Były selekcjoner chciał Bereszyńskiego
Polska kolonia piłkarska w Arabii Saudyjskiej mogła ulec powiększeniu. Czesław Michniewicz chciał sprowadzić do Abha Bartosza Bereszyńskiego, ale klub nie przedstawił oferty transferowej.
Bereszyński pozostaje związany z Sampdorią. (fot. Reuters)
Informację przekazał Tomasz Włodarczyk z portalu meczyki.pl. Według jego wiedzy były selekcjoner reprezentacji Polski pragnie ponownie współpracować z jej obrońcą. Jednego dobrego znajomego z drużyny narodowej już pod swoimi skrzydłami ma, a chodzi oczywiście o Grzegorza Krychowiaka.
Abha nie złożyła jednak propozycji Sampdorii, z którą związany jest Bereszyński. Do jego przenosin do Saudi Pro League prawdopodobnie nie dojdzie.
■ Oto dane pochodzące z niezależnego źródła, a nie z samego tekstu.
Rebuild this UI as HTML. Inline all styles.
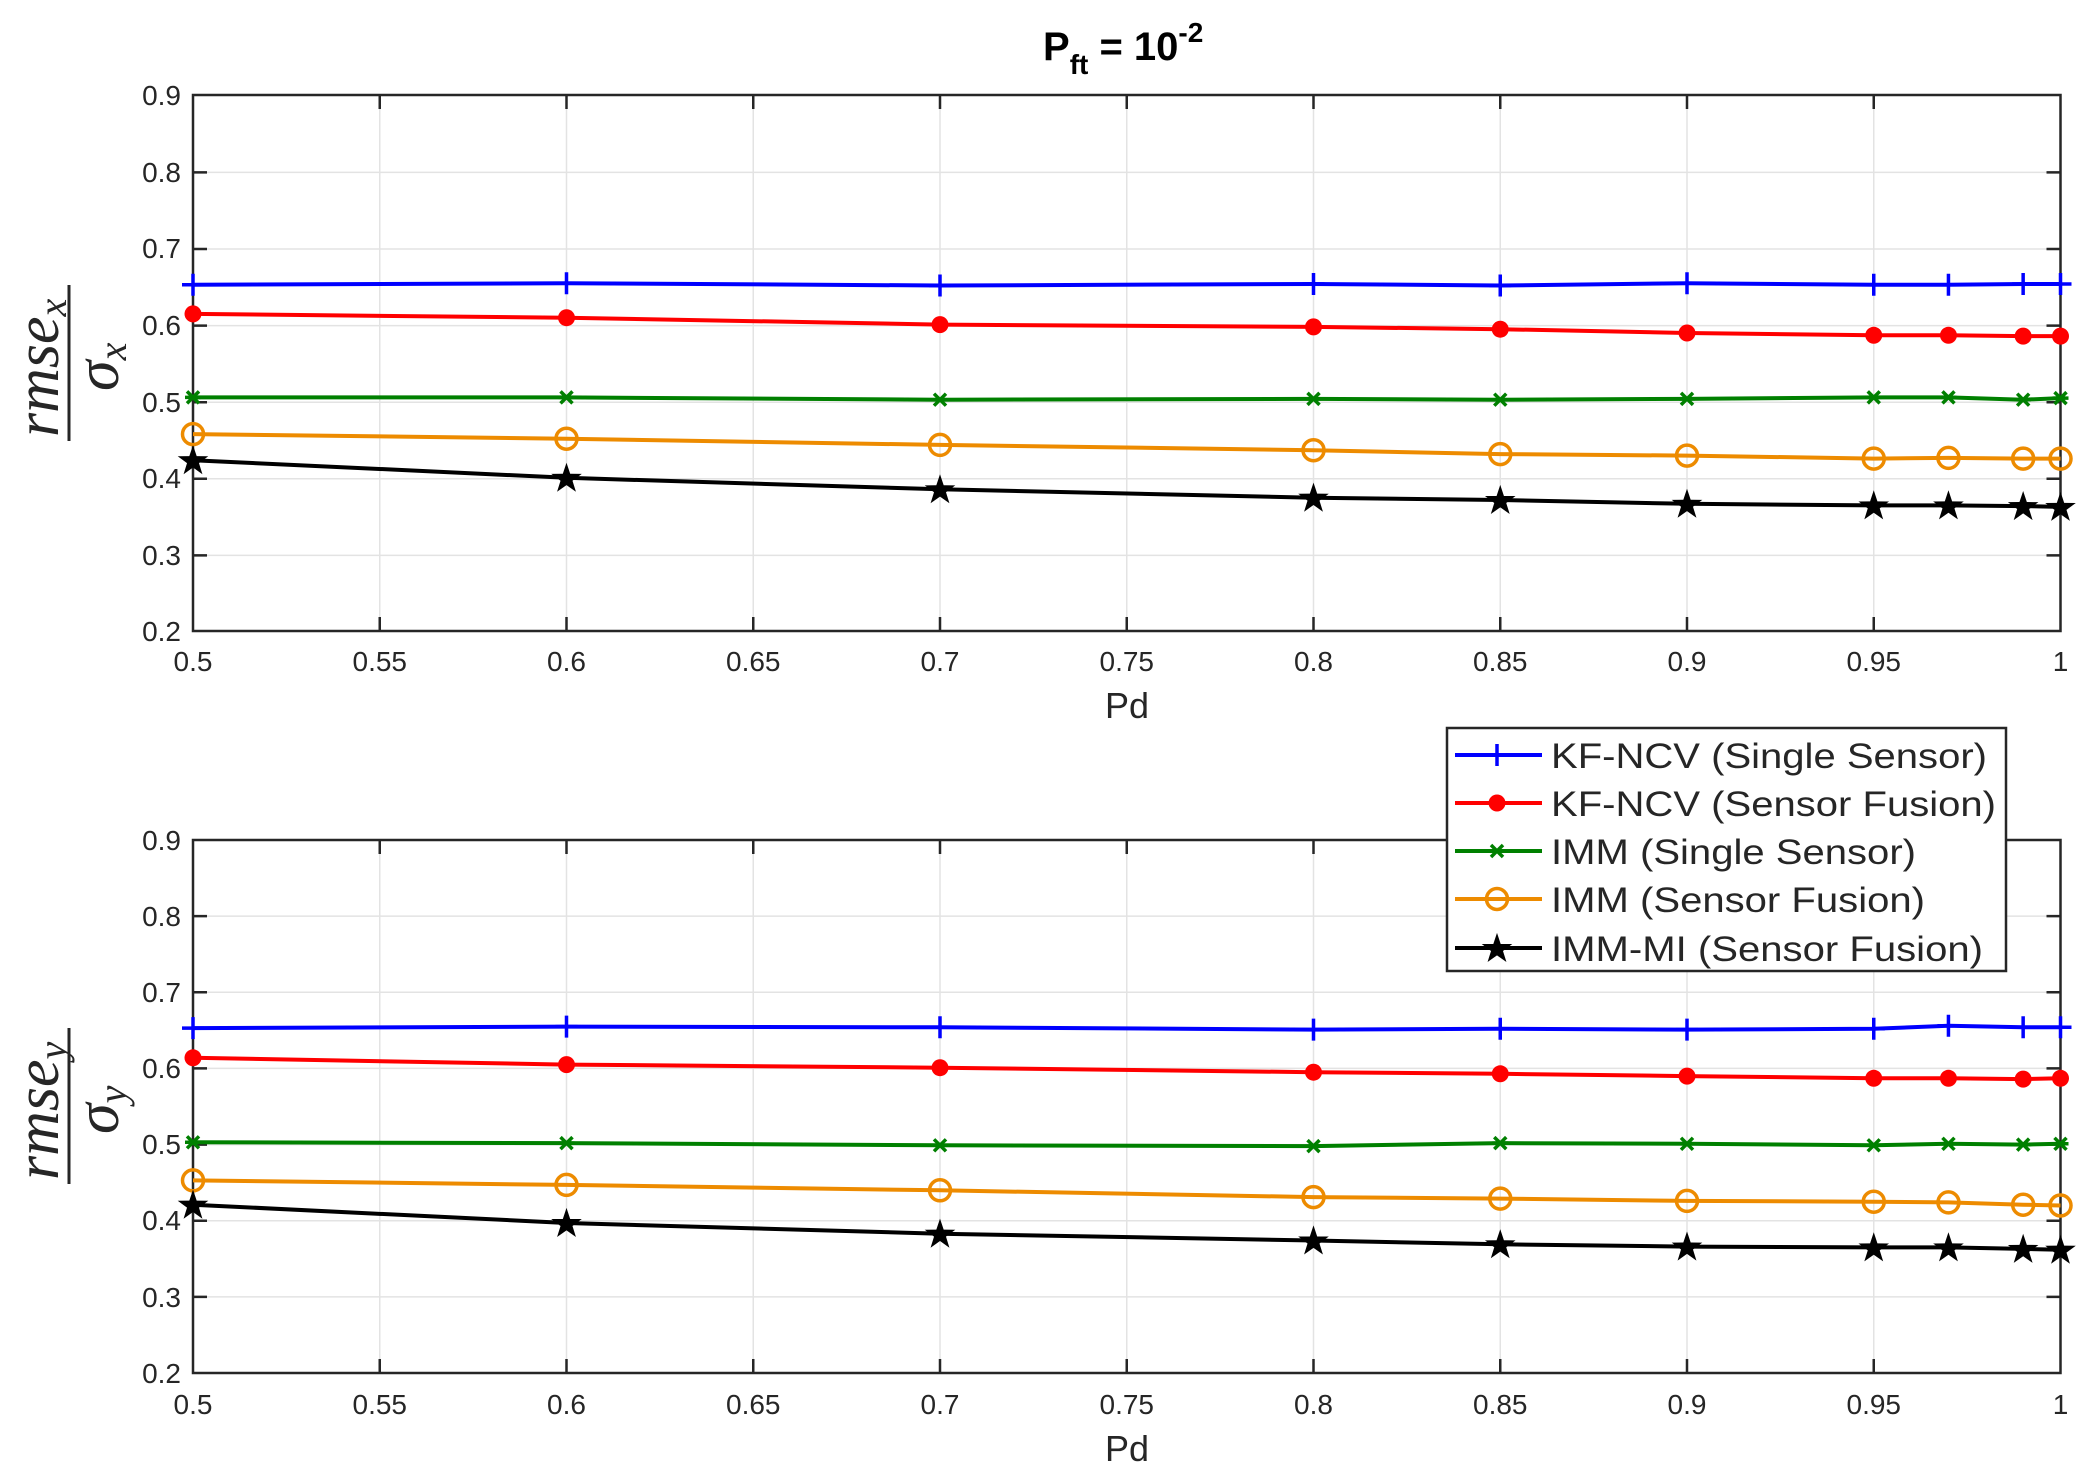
<!DOCTYPE html>
<html><head><meta charset="utf-8"><style>
html,body{margin:0;padding:0;background:#fff}
svg{display:block}
text{font-family:"Liberation Sans",sans-serif;fill:#262626}
</style></head><body>
<svg width="2089" height="1479" viewBox="0 0 2089 1479" xmlns="http://www.w3.org/2000/svg">
<defs>
<marker id="mp" markerUnits="userSpaceOnUse" markerWidth="30" markerHeight="30" refX="15" refY="15" overflow="visible"><path d="M15 4V26M4 15H26" stroke="#0000ff" stroke-width="3.5"/></marker>
<marker id="mr" markerUnits="userSpaceOnUse" markerWidth="30" markerHeight="30" refX="15" refY="15" overflow="visible"><circle cx="15" cy="15" r="8.5" fill="#ff0000"/></marker>
<marker id="mg" markerUnits="userSpaceOnUse" markerWidth="30" markerHeight="30" refX="15" refY="15" overflow="visible"><path d="M9 9L21 21M21 9L9 21M7 15H23" stroke="#008000" stroke-width="3.5"/></marker>
<marker id="mo" markerUnits="userSpaceOnUse" markerWidth="30" markerHeight="30" refX="15" refY="15" overflow="visible"><circle cx="15" cy="15" r="10.5" fill="none" stroke="#ed8b00" stroke-width="3.5"/></marker>
<marker id="mk" markerUnits="userSpaceOnUse" markerWidth="30" markerHeight="30" refX="15" refY="15" overflow="visible"><path transform="translate(15,16) scale(1.15)" d="M0,-14 3.2,-4.4 13.3,-4.3 5.2,1.7 8.2,11.3 0,5.5 -8.2,11.3 -5.2,1.7 -13.3,-4.3 -3.2,-4.4Z" fill="#000"/></marker>
</defs>

<text x="1043" y="60" font-size="40" font-weight="bold" style="fill:#000">P<tspan font-size="28" dy="14">ft</tspan><tspan dy="-14"> = 10</tspan><tspan font-size="28" dy="-18">-2</tspan></text>

<!-- TOP AXES -->
<g stroke="#e3e3e3" stroke-width="1.5">
<path d="M379.75 95V631M566.5 95V631M753.25 95V631M940 95V631M1126.75 95V631M1313.5 95V631M1500.25 95V631M1687 95V631M1873.75 95V631"/>
<path d="M193 172.4H2060.5M193 249H2060.5M193 325.6H2060.5M193 402.2H2060.5M193 478.8H2060.5M193 555.4H2060.5"/>
</g>
<g stroke="#262626" stroke-width="2.5" fill="none">
<rect x="193" y="95" width="1867.5" height="536"/>
<path d="M379.75 631v-14M566.5 631v-14M753.25 631v-14M940 631v-14M1126.75 631v-14M1313.5 631v-14M1500.25 631v-14M1687 631v-14M1873.75 631v-14M379.75 95v14M566.5 95v14M753.25 95v14M940 95v14M1126.75 95v14M1313.5 95v14M1500.25 95v14M1687 95v14M1873.75 95v14"/>
<path d="M193 172.4h14M193 249h14M193 325.6h14M193 402.2h14M193 478.8h14M193 555.4h14M2060.5 172.4h-14M2060.5 249h-14M2060.5 325.6h-14M2060.5 402.2h-14M2060.5 478.8h-14M2060.5 555.4h-14"/>
</g>
<g font-size="28" text-anchor="end">
<text x="181" y="105">0.9</text><text x="181" y="182">0.8</text><text x="181" y="258">0.7</text><text x="181" y="335">0.6</text><text x="181" y="412">0.5</text><text x="181" y="488">0.4</text><text x="181" y="565">0.3</text><text x="181" y="641">0.2</text>
</g>
<g font-size="28" text-anchor="middle">
<text x="193" y="671">0.5</text><text x="379.75" y="671">0.55</text><text x="566.5" y="671">0.6</text><text x="753.25" y="671">0.65</text><text x="940" y="671">0.7</text><text x="1126.75" y="671">0.75</text><text x="1313.5" y="671">0.8</text><text x="1500.25" y="671">0.85</text><text x="1687" y="671">0.9</text><text x="1873.75" y="671">0.95</text><text x="2060.5" y="671">1</text>
</g>
<text x="1127" y="718" font-size="36" text-anchor="middle">Pd</text>
<g transform="translate(69,363) rotate(-90)">
<text x="-74" y="-11" font-size="62" font-style="italic" style="font-family:'Liberation Serif',serif;fill:#262626">rmse<tspan font-size="40" dy="8">x</tspan></text>
<line x1="-78" y1="0" x2="78" y2="0" stroke="#262626" stroke-width="3"/>
<text x="-28" y="49" font-size="62" font-style="italic" style="font-family:'Liberation Serif',serif;fill:#262626">σ<tspan font-size="40" dy="8">x</tspan></text>
</g>

<g fill="none" stroke-width="4" stroke-linejoin="round">
<polyline stroke="#0000ff" marker-start="url(#mp)" marker-mid="url(#mp)" marker-end="url(#mp)" points="193,284.8 566.5,283.2 940,285.5 1313.5,284 1500.25,285.5 1687,283.2 1873.75,284.8 1948.45,284.8 2023.15,284 2060.5,284"/>
<polyline stroke="#ff0000" marker-start="url(#mr)" marker-mid="url(#mr)" marker-end="url(#mr)" points="193,313.9 566.5,317.7 940,324.6 1313.5,326.9 1500.25,329.2 1687,333 1873.75,335.3 1948.45,335.3 2023.15,336.1 2060.5,336.1"/>
<polyline stroke="#008000" marker-start="url(#mg)" marker-mid="url(#mg)" marker-end="url(#mg)" points="193,397.4 566.5,397.4 940,399.7 1313.5,398.9 1500.25,399.7 1687,398.9 1873.75,397.4 1948.45,397.4 2023.15,399.7 2060.5,398.1"/>
<polyline stroke="#ed8b00" marker-start="url(#mo)" marker-mid="url(#mo)" marker-end="url(#mo)" points="193,434.1 566.5,438.7 940,444.9 1313.5,450.2 1500.25,454.1 1687,455.6 1873.75,458.6 1948.45,457.9 2023.15,458.6 2060.5,458.6"/>
<polyline stroke="#000" marker-start="url(#mk)" marker-mid="url(#mk)" marker-end="url(#mk)" points="193,460.2 566.5,477.8 940,489.3 1313.5,497.7 1500.25,500 1687,503.8 1873.75,505.4 1948.45,505.4 2023.15,506.1 2060.5,506.9"/>
</g>

<!-- BOTTOM AXES -->
<g stroke="#e3e3e3" stroke-width="1.5">
<path d="M379.75 840V1373M566.5 840V1373M753.25 840V1373M940 840V1373M1126.75 840V1373M1313.5 840V1373M1500.25 840V1373M1687 840V1373M1873.75 840V1373"/>
<path d="M193 916.1H2060.5M193 992.3H2060.5M193 1068.4H2060.5M193 1144.6H2060.5M193 1220.7H2060.5M193 1296.9H2060.5"/>
</g>
<g stroke="#262626" stroke-width="2.5" fill="none">
<rect x="193" y="840" width="1867.5" height="533"/>
<path d="M379.75 1373v-14M566.5 1373v-14M753.25 1373v-14M940 1373v-14M1126.75 1373v-14M1313.5 1373v-14M1500.25 1373v-14M1687 1373v-14M1873.75 1373v-14M379.75 840v14M566.5 840v14M753.25 840v14M940 840v14M1126.75 840v14M1313.5 840v14M1500.25 840v14M1687 840v14M1873.75 840v14"/>
<path d="M193 916.1h14M193 992.3h14M193 1068.4h14M193 1144.6h14M193 1220.7h14M193 1296.9h14M2060.5 916.1h-14M2060.5 992.3h-14M2060.5 1068.4h-14M2060.5 1144.6h-14M2060.5 1220.7h-14M2060.5 1296.9h-14"/>
</g>
<g font-size="28" text-anchor="end">
<text x="181" y="850">0.9</text><text x="181" y="926">0.8</text><text x="181" y="1002">0.7</text><text x="181" y="1078">0.6</text><text x="181" y="1154">0.5</text><text x="181" y="1230">0.4</text><text x="181" y="1307">0.3</text><text x="181" y="1383">0.2</text>
</g>
<g font-size="28" text-anchor="middle">
<text x="193" y="1414">0.5</text><text x="379.75" y="1414">0.55</text><text x="566.5" y="1414">0.6</text><text x="753.25" y="1414">0.65</text><text x="940" y="1414">0.7</text><text x="1126.75" y="1414">0.75</text><text x="1313.5" y="1414">0.8</text><text x="1500.25" y="1414">0.85</text><text x="1687" y="1414">0.9</text><text x="1873.75" y="1414">0.95</text><text x="2060.5" y="1414">1</text>
</g>
<text x="1127" y="1461" font-size="36" text-anchor="middle">Pd</text>
<g transform="translate(69,1106) rotate(-90)">
<text x="-74" y="-11" font-size="62" font-style="italic" style="font-family:'Liberation Serif',serif;fill:#262626">rmse<tspan font-size="40" dy="8">y</tspan></text>
<line x1="-78" y1="0" x2="78" y2="0" stroke="#262626" stroke-width="3"/>
<text x="-28" y="49" font-size="62" font-style="italic" style="font-family:'Liberation Serif',serif;fill:#262626">σ<tspan font-size="40" dy="8">y</tspan></text>
</g>

<g fill="none" stroke-width="4" stroke-linejoin="round">
<polyline stroke="#0000ff" marker-start="url(#mp)" marker-mid="url(#mp)" marker-end="url(#mp)" points="193,1028.1 566.5,1026.6 940,1027.3 1313.5,1029.6 1500.25,1028.8 1687,1029.6 1873.75,1028.8 1948.45,1025.8 2023.15,1027.3 2060.5,1027.3"/>
<polyline stroke="#ff0000" marker-start="url(#mr)" marker-mid="url(#mr)" marker-end="url(#mr)" points="193,1057.8 566.5,1064.6 940,1067.7 1313.5,1072.2 1500.25,1073.8 1687,1076.1 1873.75,1078.3 1948.45,1078.3 2023.15,1079.1 2060.5,1078.3"/>
<polyline stroke="#008000" marker-start="url(#mg)" marker-mid="url(#mg)" marker-end="url(#mg)" points="193,1142.3 566.5,1143.1 940,1145.3 1313.5,1146.1 1500.25,1143.1 1687,1143.8 1873.75,1145.3 1948.45,1143.8 2023.15,1144.6 2060.5,1143.8"/>
<polyline stroke="#ed8b00" marker-start="url(#mo)" marker-mid="url(#mo)" marker-end="url(#mo)" points="193,1180.4 566.5,1184.9 940,1190.3 1313.5,1197.1 1500.25,1198.6 1687,1200.9 1873.75,1201.7 1948.45,1202.4 2023.15,1204.7 2060.5,1205.5"/>
<polyline stroke="#000" marker-start="url(#mk)" marker-mid="url(#mk)" marker-end="url(#mk)" points="193,1204.7 566.5,1223 940,1233.7 1313.5,1240.5 1500.25,1244.3 1687,1246.6 1873.75,1247.4 1948.45,1247.4 2023.15,1248.9 2060.5,1249.7"/>
</g>

<!-- LEGEND -->
<rect x="1447" y="728" width="559" height="243" fill="#fff" stroke="#262626" stroke-width="2.5"/>
<g stroke-width="4" fill="none">
<line x1="1455" y1="755" x2="1497" y2="755" stroke="#0000ff" marker-end="url(#mp)"/>
<line x1="1497" y1="755" x2="1542" y2="755" stroke="#0000ff"/>
<line x1="1455" y1="803" x2="1497" y2="803" stroke="#ff0000" marker-end="url(#mr)"/>
<line x1="1497" y1="803" x2="1542" y2="803" stroke="#ff0000"/>
<line x1="1455" y1="851" x2="1497" y2="851" stroke="#008000" marker-end="url(#mg)"/>
<line x1="1497" y1="851" x2="1542" y2="851" stroke="#008000"/>
<line x1="1455" y1="899" x2="1497" y2="899" stroke="#ed8b00" marker-end="url(#mo)"/>
<line x1="1497" y1="899" x2="1542" y2="899" stroke="#ed8b00"/>
<line x1="1455" y1="948" x2="1497" y2="948" stroke="#000" marker-end="url(#mk)"/>
<line x1="1497" y1="948" x2="1542" y2="948" stroke="#000"/>
</g>
<g font-size="35" style="fill:#000">
<text x="1551" y="768" textLength="436" lengthAdjust="spacingAndGlyphs">KF-NCV (Single Sensor)</text>
<text x="1551" y="816" textLength="445" lengthAdjust="spacingAndGlyphs">KF-NCV (Sensor Fusion)</text>
<text x="1551" y="864" textLength="365" lengthAdjust="spacingAndGlyphs">IMM (Single Sensor)</text>
<text x="1551" y="912" textLength="374" lengthAdjust="spacingAndGlyphs">IMM (Sensor Fusion)</text>
<text x="1551" y="961" textLength="432" lengthAdjust="spacingAndGlyphs">IMM-MI (Sensor Fusion)</text>
</g>
</svg>
</body></html>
Przyszłość Polaka nadal stoi więc pod znakiem zapytania. W Genui ograniczają koszty po spadku z Serie A i nie mogą pozwolić sobie na zatrzymanie 31-latka. Ponadto ten raczej nie chce występować na poziomie Serie B. Drugą połowę minionego sezonu spędził na wypożyczeniu do Napoli.
Do zamknięcia okna transferowego pozostał niemal miesiąc. W kontekście ewentualnej zmiany barw przez Bereszyńskiego jeszcze wiele może się wydarzyć.